Sunday, January 15, 2012

Pickled squash (or pumpkin)



For a while now, the latest thing in food trends has been pickling (and now as I say that, I realize that pickling is probably no longer the latest thing, there's probably something else cooler and newer I don't know about yet, but hey, I'm not cool). Pickling is easy to do--essentially, vinegar plus sugar and/or salt plus spices, put in a jar, done--and almost anything can be pickled. The obvious, cucumbers, but also carrots, radishes, beets, apples, pears, squash, pumpkin, onions, cranberries, you name it.

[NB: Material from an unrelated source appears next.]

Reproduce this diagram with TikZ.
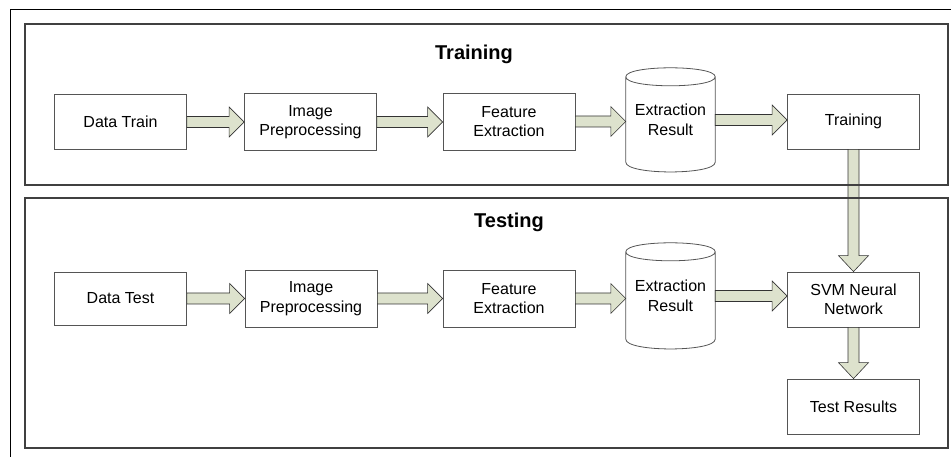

The restaurant where I work has been featuring pickled pumpkin as an accompaniment with the chicken liver pate--tiny pieces of raw pumpkin, pickled. They're addictively delicious. So I decided to make some of my own, using butternut squash instead of pumpkin.

1/2 butternut squash, peeled and diced very small
1 cup apple cider vinegar
1/4 cup sugar
cardamom pods (or, if you don't have any of those, fennel seeds would be very nice)

Put the diced squash (or pumpkin) in a jar. Dissolve the sugar in the vinegar over medium heat. When dissolved, pour over the diced squash and add the seasoning. Seal and place into the refrigerator for a day or two. Enjoy with pate, cheese, charcuterie, or just eat by the handful, which is what I seem to be doing.